**Your objective**
Print, word for word, the opening line of the data below and every line after it through the line that contains "series = ['MSD', '12EX', '27EX', '22W', '24S', 'NG']", but not the pictures.

**Information supplied**
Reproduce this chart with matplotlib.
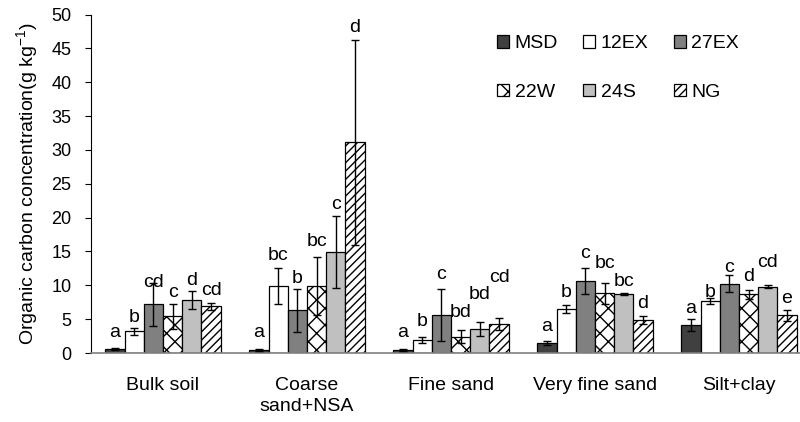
import numpy as np
import matplotlib
matplotlib.use('Agg')
import matplotlib.pyplot as plt

plt.rcParams['font.family'] = ['Liberation Sans', 'DejaVu Sans']
plt.rcParams['mathtext.fontset'] = 'custom'
plt.rcParams['mathtext.rm'] = 'Liberation Sans'
plt.rcParams['mathtext.it'] = 'Liberation Sans:italic'

categories = ['Bulk soil', 'Coarse\nsand+NSA', 'Fine sand', 'Very fine sand', 'Silt+clay']
series = ['MSD', '12EX', '27EX', '22W', '24S', 'NG']

# mean values per series, one entry per category
means = {
    'MSD':  [0.6, 0.5, 0.45, 1.45, 4.1],
    '12EX': [3.2, 9.9, 1.95, 6.5, 7.7],
    '27EX': [7.2, 6.3, 5.6, 10.6, 10.2],
    '22W':  [5.4, 9.9, 2.4, 8.8, 8.7],
    '24S':  [7.8, 14.9, 3.5, 8.7, 9.8],
    'NG':   [6.9, 31.1, 4.3, 4.9, 5.55],
}
errs = {
    'MSD':  [0.1, 0.15, 0.1, 0.3, 0.9],
    '12EX': [0.5, 2.7, 0.4, 0.6, 0.45],
    '27EX': [3.2, 3.2, 3.8, 1.9, 1.25],
    '22W':  [1.8, 4.3, 0.95, 1.5, 0.65],
    '24S':  [1.3, 5.3, 1.05, 0.15, 0.25],
    'NG':   [0.55, 15.2, 0.9, 0.6, 0.8],
}
letters = {
    'MSD':  ['a', 'a', 'a', 'a', 'a'],
    '12EX': ['b', 'bc', 'b', 'b', 'b'],
    '27EX': ['cd', 'b', 'c', 'c', 'c'],
    '22W':  ['c', 'bc', 'bd', 'bc', 'd'],
    '24S':  ['d', 'c', 'bd', 'bc', 'cd'],
    'NG':   ['cd', 'd', 'cd', 'd', 'e'],
}
# baseline height of each significance letter
letter_y = {
    'MSD':  [2.4, 2.4, 2.3, 3.3, 5.9],
    '12EX': [4.6, 13.8, 4.0, 8.3, 8.3],
    '27EX': [9.8, 10.3, 10.9, 14.0, 12.0],
    '22W':  [8.3, 15.8, 5.3, 12.6, 10.6],
    '24S':  [10.0, 21.3, 8.0, 9.9, 12.7],
    'NG':   [8.55, 47.4, 10.5, 6.7, 7.4],
}

colors = ['#404040', 'white', '#808080', 'white', '#c0c0c0', 'white']
hatches = [None, None, None, 'xx', None, '////']

fig = plt.figure(figsize=(8, 4.22), dpi=100)
ax = fig.add_axes([91 / 800, 69 / 422, 720 / 800, 338.5 / 422])

x = np.arange(len(categories))
w = 0.8 / len(series)
handles = []
for i, s in enumerate(series):
    pos = x - 0.4 + w * (i + 0.5)
    b = ax.bar(pos, means[s], w, color=colors[i], edgecolor='black', linewidth=0.9,
               hatch=hatches[i], label=s, zorder=2)
    handles.append(b)
    ax.errorbar(pos, means[s], yerr=errs[s], fmt='none', ecolor='black',
                elinewidth=1, capsize=3, capthick=1, zorder=3)
    for j in range(len(categories)):
        ax.text(pos[j], letter_y[s][j], letters[s][j], ha='center', va='baseline',
                fontsize=14)

ax.set_xlim(-0.5, len(categories) - 0.5)
ax.set_ylim(0, 50)
ax.set_yticks(np.arange(0, 51, 5))
ax.set_xticks(x)
ax.set_xticklabels(categories, fontsize=14, linespacing=1.35)
ax.tick_params(axis='x', length=0, pad=17)
ax.tick_params(axis='y', labelsize=13, direction='out', length=4, pad=10)
ax.spines['top'].set_visible(False)
ax.spines['right'].set_visible(False)
ax.spines['bottom'].set_color('#808080')
ax.spines['bottom'].set_linewidth(1.2)
ax.set_ylabel('Organic carbon concentration(g kg$^{-1}$)', fontsize=14, labelpad=8)

# legend is filled column by column, so reorder to read row by row
order = [0, 3, 1, 4, 2, 5]
ax.legend([handles[k] for k in order], [series[k] for k in order],
          ncol=3, loc='upper left', bbox_to_anchor=(0.54, 0.99), frameon=False,
          fontsize=14, handlelength=0.6, handleheight=0.6, handletextpad=0.3,
          columnspacing=1.3, labelspacing=1.6)

fig.savefig('out.png', dpi=100)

**Solution to this exercise**
Reproduce this chart with matplotlib.
import numpy as np
import matplotlib
matplotlib.use('Agg')
import matplotlib.pyplot as plt

plt.rcParams['font.family'] = ['Liberation Sans', 'DejaVu Sans']
plt.rcParams['mathtext.fontset'] = 'custom'
plt.rcParams['mathtext.rm'] = 'Liberation Sans'
plt.rcParams['mathtext.it'] = 'Liberation Sans:italic'

categories = ['Bulk soil', 'Coarse\nsand+NSA', 'Fine sand', 'Very fine sand', 'Silt+clay']
series = ['MSD', '12EX', '27EX', '22W', '24S', 'NG']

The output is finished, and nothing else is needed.